Iraq was included on the list not because it was a genuine threat to anyone, but because they were the target the Bush advisors already approved of invading if given half the chance, and rolling them in with the actual threats gave a further sheen of respectability to the invasion.
And because everyone knew that unlike NK or Iran, Hussein was going to be a push over.
Keep in mind as well that the policy on North Korea and Iran has been largely ignored during the Iraq war. That or bungled outright as with Bush's ill advised backhand to the Iranians that drove the conserative religious voter out in masses showing of again the deaf ear that Bush has for international politics.
Iraw was well suited to an invasion for military reasons as well. Hussein’s forces had been effectively smashed by Bush Sr., and while he was no doubt interested in WMD’s as a way of shoring up his fading ability to maintain some international gravitas, it was by all accounts a program at least a decade away from bearing any fruit. He was acknowledged as a horrible despot by all but the most navel-gazing pacifists, and his presence on top of one of the world’s largest oil reserves gave the Bush administration all the remaining incentive it needed to push for the plan. The American forces are rightly considered the best in the world, and would doubtlessly rout the Republican Guard. What could possibly be wrong with this plan?

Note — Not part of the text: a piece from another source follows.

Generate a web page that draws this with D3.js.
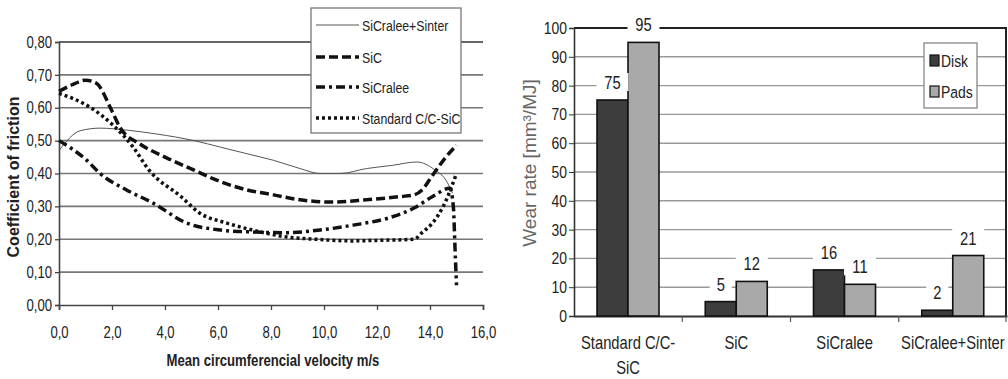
<!DOCTYPE html>
<html>
<head>
<meta charset="utf-8">
<script src="https://cdn.jsdelivr.net/npm/d3@7"></script>
<style>
  body { margin: 0; background: #fff; }
  svg { display: block; }
  text { font-family: "Liberation Sans", Arial, sans-serif; }
</style>
</head>
<body>
<svg id="chart" width="1008" height="379"></svg>
<script>
// friction curves: [velocity m/s, coefficient]
var sinterPts = [[0,0.47],[0.8,0.53],[1.55,0.538],[2.55,0.532],[3.7,0.52],[5.1,0.50],[6.1,0.48],[7.1,0.46],[8.1,0.44],[9.1,0.415],[9.85,0.40],[10.6,0.40],[11.6,0.415],[12.6,0.425],[13.5,0.435],[14.2,0.41],[14.6,0.38],[14.85,0.34]];
var sicPts = [[0,0.65],[0.5,0.67],[1.0,0.684],[1.4,0.675],[2.0,0.59],[2.3,0.54],[3.05,0.49],[4.0,0.45],[5.1,0.41],[6.1,0.375],[7.1,0.35],[8.1,0.335],[9.1,0.32],[10.3,0.313],[11.6,0.32],[12.9,0.33],[13.4,0.335],[13.7,0.35],[14.1,0.395],[14.6,0.45],[15.0,0.486]];
var sicraleePts = [[0,0.50],[1.05,0.44],[1.55,0.40],[2.55,0.35],[3.55,0.31],[4.8,0.25],[6.1,0.228],[7.3,0.222],[8.6,0.22],[9.85,0.228],[11.1,0.243],[12.4,0.264],[13.4,0.295],[14.1,0.33],[14.75,0.355],[14.88,0.30],[14.95,0.16],[15.0,0.06]];
var standardPts = [[0,0.644],[1.2,0.60],[2.0,0.55],[2.8,0.48],[3.4,0.41],[4.6,0.33],[5.3,0.28],[6.3,0.25],[7.3,0.228],[8.6,0.207],[9.7,0.20],[11.0,0.195],[12.2,0.197],[13.4,0.20],[13.7,0.22],[14.1,0.25],[14.5,0.30],[15.0,0.40]];
var frictionNames = ["SiCralee+Sinter", "SiC", "SiCralee", "Standard C/C-SiC"];
var xTicks = [0, 2, 4, 6, 8, 10, 12, 14, 16];
var yTicks = [0, 0.1, 0.2, 0.3, 0.4, 0.5, 0.6, 0.7, 0.8];

// wear rates
var materials = ["Standard C/C-SiC", "SiC", "SiCralee", "SiCralee+Sinter"];
var diskWear = [75, 5, 16, 2];
var padsWear = [95, 12, 11, 21];
var wearNames = ["Disk", "Pads"];
var wearTicks = [0, 10, 20, 30, 40, 50, 60, 70, 80, 90, 100];

var svg = d3.select("#chart");
var K = 0.82; // horizontal squeeze, narrow face look

// squeeze text horizontally around its own x position
function narrow(sel) {
  sel.each(function() {
    var t = d3.select(this);
    var x0 = +t.attr("x") || 0;
    t.attr("x", x0 / K).attr("transform", "scale(" + K + ",1)");
  });
}

// ---------- left: coefficient of friction ----------
var x = d3.scaleLinear().domain([0, 16]).range([59, 483]);
var y = d3.scaleLinear().domain([0, 0.8]).range([305, 42]);
var left = svg.append("g");

left.selectAll("line.grid").data(yTicks.slice(1)).enter().append("line")
  .attr("class", "grid")
  .attr("x1", x(0)).attr("x2", x(16))
  .attr("y1", d => y(d)).attr("y2", d => y(d))
  .style("stroke", d => d == 0.8 ? "#333" : "#777")
  .style("stroke-width", 1.7);

var yAxisL = left.append("g").attr("transform", "translate(" + x(0) + ",0)")
  .call(d3.axisLeft(y).tickValues(yTicks).tickSize(4).tickFormat(d => d3.format(".2f")(d).replace(".", ",")));
var xAxisL = left.append("g").attr("transform", "translate(0," + y(0) + ")")
  .call(d3.axisBottom(x).tickValues(xTicks).tickSize(5).tickFormat(d => d3.format(".1f")(d).replace(".", ",")));
[yAxisL, xAxisL].forEach(function(a) {
  a.select(".domain").style("stroke", "#444").style("stroke-width", 1.6);
  a.selectAll(".tick line").style("stroke", "#444").style("stroke-width", 1.3);
  a.selectAll("text").attr("font-family", null).style("font-size", "16px").style("fill", "#222");
});
yAxisL.selectAll("text").attr("x", -7).call(narrow);
xAxisL.selectAll("text").attr("y", 22).call(narrow);

var styles = [
  {w: 1, dash: null, color: "#555"},
  {w: 3.5, dash: "9,4", color: "#111"},
  {w: 3.5, dash: "9,4,3,4", color: "#111"},
  {w: 3.5, dash: "3,3", color: "#111"}
];
var line = d3.line().x(d => x(d[0])).y(d => y(d[1])).curve(d3.curveMonotoneX);
[sinterPts, sicPts, sicraleePts, standardPts].forEach(function(pts, i) {
  left.append("path").datum(pts)
    .attr("d", line)
    .style("fill", "none")
    .style("stroke", styles[i].color)
    .style("stroke-width", styles[i].w)
    .style("stroke-dasharray", styles[i].dash);
});

// legend
var legL = left.append("g");
legL.append("rect").attr("x", 311).attr("y", 8).attr("width", 150).attr("height", 125)
  .style("fill", "#fff").style("stroke", "#777").style("stroke-width", 1.3);
frictionNames.forEach(function(n, i) {
  var ly = [25, 57, 87, 118][i];
  legL.append("line").attr("x1", 316).attr("x2", 359).attr("y1", ly).attr("y2", ly)
    .style("stroke", styles[i].color).style("stroke-width", styles[i].w)
    .style("stroke-dasharray", styles[i].dash);
  legL.append("text").attr("x", 362).attr("y", ly + 6)
    .style("font-size", "15px").style("fill", "#222").text(n).call(narrow);
});

left.append("text").attr("transform", "translate(19,177) rotate(-90)")
  .attr("text-anchor", "middle").style("font-weight", "bold")
  .style("font-size", "16px").style("fill", "#222").text("Coefficient of friction");
left.append("text").attr("x", 273).attr("y", 366)
  .attr("text-anchor", "middle").style("font-weight", "bold")
  .style("font-size", "16px").style("fill", "#222").text("Mean circumferencial velocity  m/s")
  .call(narrow);

// ---------- right: wear rate bars ----------
var xb = d3.scaleBand().domain(materials).range([574, 1007]);
var xs = d3.scaleBand().domain(wearNames).range([23, 85]);
var yb = d3.scaleLinear().domain([0, 100]).range([316, 28]);
var colors = {Disk: "#3d3d3d", Pads: "#a9a9a9"};
var right = svg.append("g");

right.selectAll("line.grid").data(wearTicks.slice(1, -1)).enter().append("line")
  .attr("class", "grid")
  .attr("x1", 574).attr("x2", 1007)
  .attr("y1", d => yb(d)).attr("y2", d => yb(d))
  .style("stroke", "#999").style("stroke-width", 1.4);
// plot frame top and right
right.append("path").attr("d", "M574," + yb(100) + "H1006V" + yb(0))
  .style("fill", "none").style("stroke", "#222").style("stroke-width", 2);

var yAxisR = right.append("g").attr("transform", "translate(574,0)")
  .call(d3.axisLeft(yb).tickValues(wearTicks).tickSize(5));
var xAxisR = right.append("g").attr("transform", "translate(0," + yb(0) + ")")
  .call(d3.axisBottom(xb).tickSize(0).tickFormat(""));
yAxisR.select(".domain").style("stroke", "#333").style("stroke-width", 1.6);
yAxisR.selectAll(".tick line").style("stroke", "#333");
yAxisR.selectAll("text").attr("font-family", null).attr("x", -7)
  .style("font-size", "17px").style("fill", "#222").call(narrow);
xAxisR.select(".domain").style("stroke", "#333").style("stroke-width", 2);
// separators between categories
xAxisR.selectAll("line.sep").data(materials.slice(1).concat(["end"])).enter().append("line")
  .attr("class", "sep")
  .attr("x1", d => d == "end" ? 1006 : xb(d)).attr("x2", d => d == "end" ? 1006 : xb(d))
  .attr("y1", 0).attr("y2", 6)
  .style("stroke", "#555").style("stroke-width", 1.2);

var rows = [];
materials.forEach(function(m, i) {
  rows.push({m: m, s: "Disk", v: diskWear[i]});
  rows.push({m: m, s: "Pads", v: padsWear[i]});
});

right.selectAll("rect.bar").data(rows).enter().append("rect")
  .attr("class", "bar")
  .attr("x", d => xb(d.m) + xs(d.s))
  .attr("y", d => yb(d.v))
  .attr("width", xs.bandwidth())
  .attr("height", d => yb(0) - yb(d.v))
  .style("fill", d => colors[d.s])
  .style("stroke", "#111").style("stroke-width", 1.6);

// value labels with white knock-out behind
var lab = right.selectAll("g.lab").data(rows).enter().append("g").attr("class", "lab")
  .attr("transform", d => "translate(" + (xb(d.m) + xs(d.s) + xs.bandwidth() / 2) + "," + (yb(d.v) - 18) + ")");
lab.append("rect").attr("x", d => -(String(d.v).length * 5 + 6)).attr("y", -9)
  .attr("width", d => String(d.v).length * 10 + 12).attr("height", 18).style("fill", "#fff");
lab.append("text").attr("text-anchor", "middle").attr("y", 7)
  .style("font-size", "18px").style("fill", "#222").text(d => d.v).call(narrow);

// category labels, the first one wrapped onto two lines
materials.forEach(function(m) {
  var g = right.append("g").attr("transform", "translate(" + (xb(m) + xb.bandwidth() / 2) + ",0) scale(" + K + ",1)");
  var parts = m == "Standard C/C-SiC" ? ["Standard C/C-", "SiC"] : [m];
  parts.forEach(function(p, k) {
    g.append("text").attr("text-anchor", "middle").attr("y", 349 + k * 25)
      .style("font-size", "18px").style("fill", "#222").text(p);
  });
});

// legend
var legR = right.append("g");
legR.append("rect").attr("x", 924).attr("y", 43).attr("width", 53).attr("height", 65)
  .style("fill", "#fff").style("stroke", "#888").style("stroke-width", 1.3);
wearNames.forEach(function(n, i) {
  var ly = [61, 92][i];
  legR.append("rect").attr("x", 930).attr("y", ly - 6).attr("width", 9).attr("height", 11)
    .style("fill", colors[n]).style("stroke", "#111").style("stroke-width", 1.2);
  legR.append("text").attr("x", 941).attr("y", ly + 6)
    .style("font-size", "17px").style("fill", "#222").text(n).call(narrow);
});

right.append("text").attr("transform", "translate(536,163) rotate(-90)")
  .attr("text-anchor", "middle")
  .style("font-size", "19px").style("fill", "#666").text("Wear rate [mm³/MJ]");
</script>
</body>
</html>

Now before I get attacked by the blogosphere denizens for being ‘soft’ on Iraq, let me say that if Bush had gone about it the right way, I would have been a keen supporter for the invasion. The right way (IMO) is to get international backing from the UN in a legal context to proceed – this gives you three key things; legitimacy, money, and troops. But doing that would require two things the Bush people lacked; skilled diplomacy and time. Once the decision to go to Iraq is made early on after his inauguration (or as I suspect even before the election itself between, Bush, Rice and Rumsfeld), Bush began moving troops and operational personnel into the region – all while insisting publicly that war was 'not inevitable'. These troop movements, naval manoeuvres, etc. are extremely expensive and could not be maintained indefinitely while Bush waited for Powell’s painful and handcuffed efforts at the UN to give them the cloak of endorsement and legitimacy. After a few more months of positioning his pieces and amping up the voltage at the UN (which must have just destroyed Powell), it was inevitable.
After 9-11 Bush (or more likely, Rice and Rumsfeld) saw his chance and quickly adopted the position of ‘you are either with us, or with the terrorists’, and that the US was ‘willing to go it alone’. In the case of Afghanistan, the world community was more or less willing to acknowledge the Taliban's role in supporting Bin Laden, and endorsed the use of American military might to affect 'regime change'.
But Iraq wasn't a part of 9-11, and the world community more or less did not accept the link that nebulous concepts like 'terrorism' and 'islamo-fascism' posit as sufficient to merit an urgent case for invasion. By all means, hunt for Bin Laden in Afghanistan, get rid of the Taliban, but what does Iraq have to do with anything?
Bush proceeded to bull his way through Europe with all the subtlety of a fragmentation grenade in a kindergarten playground, and the international community reacted en masse by listening to the protests of their own people at Bush’s increasingly hysterical rhetoric and slowly backed away from the US position as carefully as they could.
So, now the US finds itself in theatre; without sufficient troops to pacify the population, no genuine international efforts to secure co-operation from other nations, falling recruitment numbers, dwindling likelihood of sufficient political will internal to the US to provide for a draft, and an insurgency that seems to be growing in strength rather than waning. The cost of the invasion is a burden that future Americans will have to bear in the form of rising taxes and lower entitlements.
Perhaps the greatest irony of all is that the next major super-power to emerge to challenge the US will likely be China, and they have eagerly lent the US the money necessary to conduct this war. One day, that debt owed to this Communist regime will come back to haunt the US in its efforts to manage and contain Chinese ambitions in their region and in the world.
At the end of this mess, however it finally plays out, whenever someone asks “How did we get to this point?” the true answer will track back to one man’s overriding ambition to be remembered as a ‘Great President’.